The paintings sold at auction will benefit Artascope, which recently became a nonprofit organization and is in the process of building its board and community backing.

Sunday’s live event is part of the larger Bloom Together Online Auction featuring the work of local artists, including paintings, jewelry, glass work and other items. The auction began earlier this month and is open through Sept. 6. “The auction is very much in the spirit of the community – let’s get together and show each other’s work, let’s appreciate each other’s work and let’s support each other by buying art by our local artists,” said artist and Artascope volunteer Alex Rheault.

People who participate in the garden party on Sunday will watch artists as they work throughout the afternoon. The finished paintings will be auctioned as part of Bloom Together. “Each artist will be working in their own garden, and they will have a camera on them all afternoon so people can watch their progress,” said Rheault, who will emcee.

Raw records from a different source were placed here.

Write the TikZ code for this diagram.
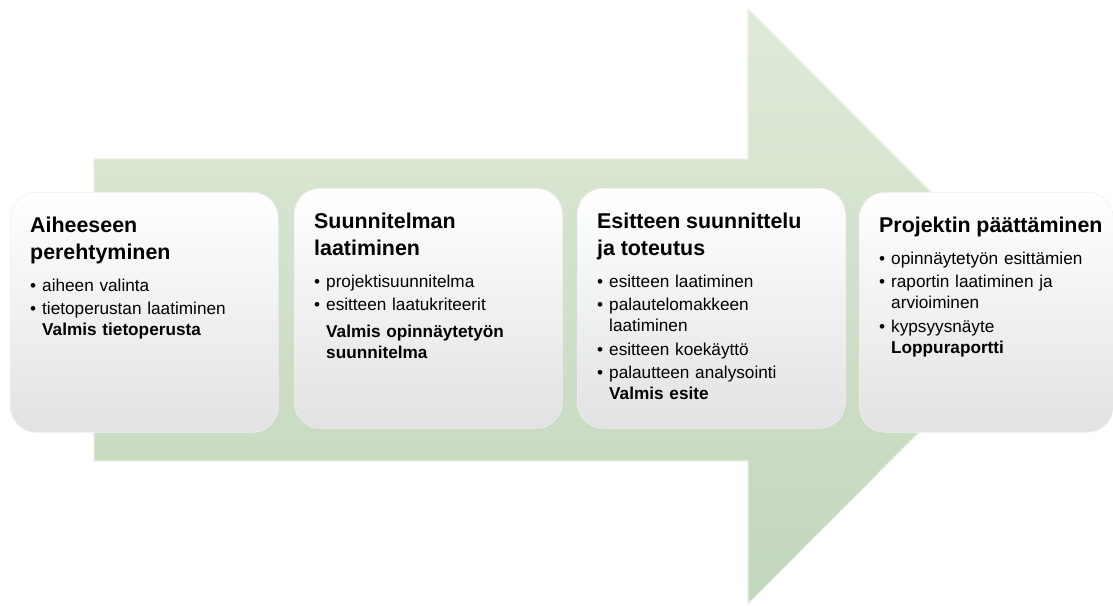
\documentclass[tikz,border=0pt]{standalone}
\usepackage{fontspec}
\setmainfont{Liberation Sans}
\usetikzlibrary{positioning}

\definecolor{arrowtop}{RGB}{222,234,216}
\definecolor{arrowbot}{RGB}{194,214,188}
\definecolor{arrowedge}{RGB}{232,241,228}
\definecolor{boxbot}{RGB}{226,226,226}

\newcommand{\stagetitle}[1]{{\fontsize{21.4}{27}\bfseries #1\par}\vspace{8pt}}
\newcommand{\bul}[1]{\par\hangindent=12pt\hangafter=1\noindent\makebox[12pt][l]{\textbullet}#1}
\newcommand{\done}[1]{\par\vspace{3pt}{\leftskip=12pt\noindent\textbf{#1}\par}}

\tikzset{
  stagebox/.style={rounded corners=26pt, draw=black!6, line width=0.6pt,
    top color=white, middle color=white, bottom color=boxbot,
    minimum width=268pt, minimum height=240pt, anchor=north west, inner sep=0pt},
  stagetext/.style={text width=245pt, align=left, inner sep=0pt,
    font=\fontsize{17.2}{21}\selectfont,
    execute at begin node={\setlength{\parskip}{2.5pt}}}
}

\begin{document}
\begin{tikzpicture}[x=1pt, y=-1pt]

\useasboundingbox (0, 0) rectangle (1113, 605);

% big arrow behind the boxes
\draw [arrowedge, line width=1.2pt, top color=arrowtop, bottom color=arrowbot]
  (94, 159) -- (748, 159) -- (748, 9) -- (1045, 306) -- (748, 604) -- (748, 461) -- (94, 461) -- cycle;

\node [stagebox] (b1) at (10, 192) {};
\node [stagebox] (b2) at (294, 188) {};
\node [stagebox] (b3) at (577, 188) {};
\node [stagebox, minimum width=254pt] (b4) at (859, 192) {};

\node [stagetext, below right=25pt and 20pt of b1.north west] (t1) {%
  \stagetitle{Aiheeseen\\perehtyminen}%
  \bul{aiheen valinta}%
  \bul{tietoperustan laatiminen\newline\textbf{Valmis tietoperusta}}\par};

\node [stagetext, below right=25pt and 20pt of b2.north west] (t2) {%
  \stagetitle{Suunnitelman\\laatiminen}%
  \bul{projektisuunnitelma}%
  \bul{esitteen laatukriteerit}%
  \done{Valmis opinnäytetyön\newline suunnitelma}};

\node [stagetext, below right=25pt and 20pt of b3.north west] (t3) {%
  \stagetitle{Esitteen suunnittelu\\ja toteutus}%
  \bul{esitteen laatiminen}%
  \bul{palautelomakkeen\newline laatiminen}%
  \bul{esitteen koekäyttö}%
  \bul{palautteen analysointi\newline\textbf{Valmis esite}}\par};

\node [stagetext, below right=25pt and 20pt of b4.north west] (t4) {%
  \stagetitle{Projektin päättäminen}%
  \bul{opinnäytetyön esittämien}%
  \bul{raportin laatiminen ja\newline arvioiminen}%
  \bul{kypsyysnäyte\newline\textbf{Loppuraportti}}\par};

\end{tikzpicture}
\end{document}
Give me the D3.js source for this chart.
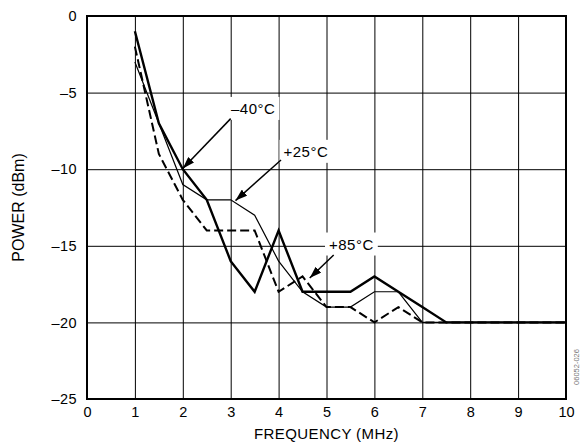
<!DOCTYPE html>
<html>
<head>
<meta charset="utf-8">
<script src="https://cdn.jsdelivr.net/npm/d3@7"></script>
<style>
  body { margin: 0; background: #fff; }
  text { font-family: "Liberation Sans", Arial, sans-serif; }
</style>
</head>
<body>
<div id="main"></div>
<script>
// data (MHz, dBm)
var freq = [1, 1.5, 2, 2.5, 3, 3.5, 4, 4.5, 5, 5.5, 6, 6.5, 7, 7.5, 8, 8.5, 9, 9.5, 10];
var powerM40 = [-1, -7, -10, -12, -16, -18, -14, -18, -18, -18, -17, -18, -19, -20, -20, -20, -20, -20, -20];
var powerP25 = [-3, -7, -11, -12, -12, -13, -16, -18, -19, -19, -18, -18, -20, -20, -20, -20, -20, -20, -20];
var powerP85 = [-2, -9, -12, -14, -14, -14, -18, -17, -19, -19, -20, -19, -20, -20, -20, -20, -20, -20, -20];
var xTicks = [0, 1, 2, 3, 4, 5, 6, 7, 8, 9, 10];
var yTicks = [-25, -20, -15, -10, -5, 0];

// callouts: label, label position, arrow start, arrow tip (data units)
var callouts = [
  {label: "\u201340\u00b0C", at: [3.47, -6.05], from: [3.0, -6.7], to: [2.0, -9.95]},
  {label: "+25\u00b0C", at: [4.57, -8.85], from: [4.05, -9.4], to: [3.1, -12.05]},
  {label: "+85\u00b0C", at: [5.52, -14.9], from: [5.15, -15.6], to: [4.65, -17.1]}
];

var W = 580, H = 443;
var margin = {top: 16, right: 14, bottom: 44, left: 87},
    width = W - margin.left - margin.right,
    height = H - margin.top - margin.bottom;

var svg = d3.select("#main").append("svg")
    .attr("width", W)
    .attr("height", H);

var x = d3.scaleLinear().domain([0, 10]).range([0, width]);
var y = d3.scaleLinear().domain([-25, 0]).range([height, 0]);

var g = svg.append("g")
    .attr("transform", "translate(" + margin.left + "," + margin.top + ")");

// grid
g.append("g")
    .attr("transform", "translate(0," + height + ")")
    .call(d3.axisBottom(x).tickValues(xTicks.slice(1, -1)).tickSize(-height).tickFormat(""))
    .call(function(a) { a.select(".domain").remove(); })
    .selectAll("line").attr("stroke", "#000").attr("stroke-width", 1);

g.append("g")
    .call(d3.axisLeft(y).tickValues(yTicks.slice(1, -1)).tickSize(-width).tickFormat(""))
    .call(function(a) { a.select(".domain").remove(); })
    .selectAll("line").attr("stroke", "#000").attr("stroke-width", 1);

// tick labels
var xa = g.append("g")
    .attr("transform", "translate(0," + height + ")")
    .call(d3.axisBottom(x).tickValues(xTicks).tickSize(0).tickPadding(8).tickFormat(d3.format("d")));
xa.attr("font-size", 14.5).attr("font-family", "'Liberation Sans', Arial, sans-serif");
xa.select(".domain").remove();
xa.selectAll("text").attr("fill", "#000");

var ya = g.append("g")
    .call(d3.axisLeft(y).tickValues(yTicks).tickSize(0).tickPadding(10)
      .tickFormat(function(d) { return d < 0 ? "\u2013" + Math.abs(d) : d; }));
ya.attr("font-size", 14.5).attr("font-family", "'Liberation Sans', Arial, sans-serif");
ya.select(".domain").remove();
ya.selectAll("text").attr("fill", "#000").attr("letter-spacing", 0.4);

// callout labels with white boxes
callouts.forEach(function(c) {
  var lg = g.append("g");
  var box = lg.append("rect").attr("fill", "#fff");
  var t = lg.append("text")
      .attr("x", x(c.at[0]))
      .attr("y", y(c.at[1]))
      .attr("text-anchor", "middle")
      .attr("dy", "0.35em")
      .attr("font-size", 15)
      .attr("letter-spacing", 0.5)
      .text(c.label);
  var b = t.node().getBBox();
  box.attr("x", b.x - 4).attr("y", b.y - 3)
      .attr("width", b.width + 8).attr("height", b.height + 6);
});

// curves
var line = d3.line()
    .x(function(d) { return x(d[0]); })
    .y(function(d) { return y(d[1]); });

function pairs(vals) { return freq.map(function(f, i) { return [f, vals[i]]; }); }

g.append("path").datum(pairs(powerP85))
    .attr("d", line).attr("fill", "none").attr("stroke", "#000")
    .attr("stroke-width", 2).attr("stroke-dasharray", "9,4");

g.append("path").datum(pairs(powerP25))
    .attr("d", line).attr("fill", "none").attr("stroke", "#000")
    .attr("stroke-width", 1.2);

g.append("path").datum(pairs(powerM40))
    .attr("d", line).attr("fill", "none").attr("stroke", "#000")
    .attr("stroke-width", 2.4);

// arrows
svg.append("defs").append("marker")
    .attr("id", "arrow")
    .attr("viewBox", "0 0 12 8")
    .attr("refX", 12).attr("refY", 4)
    .attr("markerWidth", 12).attr("markerHeight", 8)
    .attr("markerUnits", "userSpaceOnUse")
    .attr("orient", "auto")
    .append("path").attr("d", "M0,0L12,4L0,8Z").attr("fill", "#000");

callouts.forEach(function(c) {
  g.append("line")
      .attr("x1", x(c.from[0])).attr("y1", y(c.from[1]))
      .attr("x2", x(c.to[0])).attr("y2", y(c.to[1]))
      .attr("stroke", "#000").attr("stroke-width", 1.5)
      .attr("marker-end", "url(#arrow)");
});

// frame
g.append("rect")
    .attr("width", width).attr("height", height)
    .attr("fill", "none").attr("stroke", "#000").attr("stroke-width", 2);

// axis titles
svg.append("text")
    .attr("x", margin.left + width / 2)
    .attr("y", 439)
    .attr("text-anchor", "middle")
    .attr("font-size", 15)
    .attr("letter-spacing", 0.4)
    .text("FREQUENCY (MHz)");

svg.append("text")
    .attr("transform", "translate(24," + (margin.top + height / 2) + ") rotate(-90)")
    .attr("text-anchor", "middle")
    .attr("font-size", 16)
    .text("POWER (dBm)");

svg.append("text")
    .attr("transform", "translate(579,367) rotate(-90)")
    .attr("text-anchor", "middle")
    .attr("font-size", 7.5)
    .attr("fill", "#777")
    .text("06052-026");
</script>
</body>
</html>
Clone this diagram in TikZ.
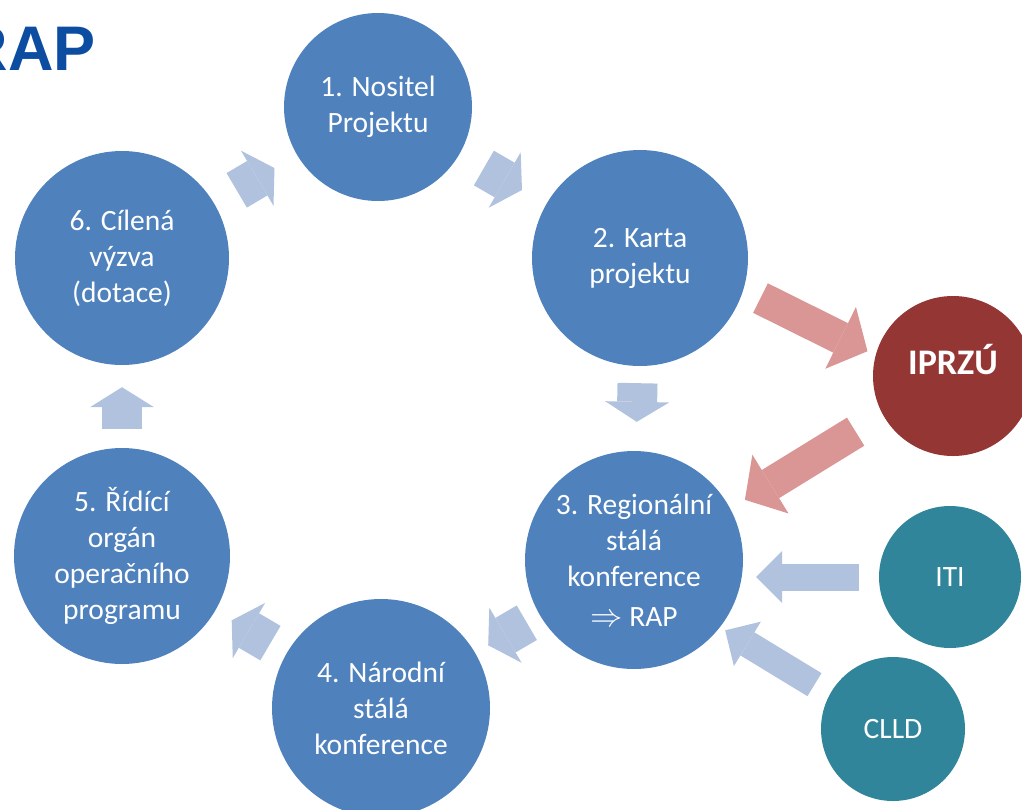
\documentclass[tikz,border=0pt]{standalone}
\usepackage{fontspec}
\usepackage{graphicx}
\setmainfont{Carlito}
\newfontfamily\titlefont{Liberation Sans}
\usetikzlibrary{arrows.meta}
\definecolor{stageblue}{RGB}{79,129,189}
\definecolor{arrowblue}{RGB}{177,194,222}
\definecolor{arrowpink}{RGB}{217,150,148}
\definecolor{iprzured}{RGB}{148,54,52}
\definecolor{sideteal}{RGB}{49,133,155}
\definecolor{titleblue}{RGB}{12,77,162}

\begin{document}
\begin{tikzpicture}[x=1pt, y=1pt,
    stagecircle/.style={circle, fill=stageblue, text=white, inner sep=0pt,
	align=center, font=\fontsize{29.5}{36}\selectfont},
    cyclearrow/.style={draw=arrowblue, line width=40pt,
	-{Triangle[length=20pt, width=64pt, line width=0pt]}},
    feedarrow/.style={draw=arrowpink, line width=33pt,
	-{Triangle[length=30pt, width=69pt, line width=0pt]}},
    sidearrow/.style={draw=arrowblue, line width=27pt,
	-{Triangle[length=26pt, width=52pt, line width=0pt]}}]
    \useasboundingbox (0, 0) rectangle (1022, -809);
    \clip (0, 0) rectangle (1022, -809);
    \node [anchor=base east, inner sep=0pt, text=titleblue,
	font=\titlefont\bfseries\fontsize{63}{63}\selectfont] (title) at (96, -70) {RAP};
    \node [stagecircle, minimum size=188pt] (c1) at (378, -107) {1. Nositel\\Projektu};
    \node [stagecircle, minimum size=216pt] (c2) at (640, -258) {2. Karta\\projektu};
    \node [stagecircle, minimum size=218pt] (c3) at (634, -560)
	{3. Regionální\\stálá\\konference\\[4pt]\scalebox{1.3}{$\Rightarrow$} RAP};
    \node [stagecircle, minimum size=218pt] (c4) at (381, -708) {4. Národní\\stálá\\konference};
    \node [stagecircle, minimum size=216pt] (c5) at (122, -556)
	{5. Řídící\\orgán\\operačního\\programu};
    \node [stagecircle, minimum size=214pt] (c6) at (122, -258) {6. Cílená\\výzva\\(dotace)};
    \node [stagecircle, fill=iprzured, minimum size=160pt,
	font=\fontsize{36}{40}\selectfont\bfseries] (iprzu) at (953, -376) {IPRZÚ\\[-6pt]};
    \node [stagecircle, fill=sideteal, minimum size=142pt] (iti) at (950, -577) {ITI};
    \node [stagecircle, fill=sideteal, minimum size=144pt] (clld) at (893, -729) {CLLD};

    \draw [cyclearrow, shorten <=26pt, shorten >=26pt] (c6) -- (c1);
    \draw [cyclearrow, shorten <=28pt, shorten >=28pt] (c1) -- (c2);
    \draw [cyclearrow, shorten <=17pt, shorten >=29pt] (c2) -- (c3);
    \draw [cyclearrow, shorten <=15pt, shorten >=15pt] (c3) -- (c4);
    \draw [cyclearrow, shorten <=19pt, shorten >=19pt] (c4) -- (c5);
    \draw [cyclearrow, shorten <=19pt, shorten >=22pt] (c5) -- (c6);

    \draw [feedarrow, shorten <=19pt, shorten >=9pt] (c2.-17) -- (iprzu.165);
    \draw [feedarrow, shorten <=32pt, shorten >=17pt] (iprzu.209) -- (c3.28);
    \draw [sidearrow, shorten <=20pt, shorten >=13pt] (iti.west) -- (c3.east |- iti.west);
    \draw [sidearrow, shorten <=18pt, shorten >=6pt] (clld.151) -- (c3.-38);
\end{tikzpicture}
\end{document}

Other artists who will participate in the live event include Jill Hoy, Catherine Bickford, Alice Mellin, Vavara Harmon, Liz Prescott, Marilyn Bickford and Coralie Curran.

Catherine Bickford at work plein air. Courtesy of Artascope Studios

The auction and the live-painting event are free to view and accessible through the studio’s website and social media. To participate in the live event on Sunday, people must register through Eventbrite. Five tickets will be available for $50 each that will allow the ticket holder to attend one live painting session in the artist’s private garden. They are encouraged to bring a lunch and lawn chair, Rheault said.

Catherine Bickford founded Artascope 20 years ago as a place for the community to come together to create and share art. As part of its move to a nonprofit, the studio is restructuring while also adapting to the pandemic with online classes, virtual memberships and events that bring people together online, Rheault said.

“This COVID period is galvanizing, a time to reevaluate, revitalize, come together, join forces and use art to build the community we want now and want to see going forward,” she said.

This story was updated at 11:50 a.m. Aug. 26 to reflect that the date of the event has been changed to Sunday because of the weather forecast.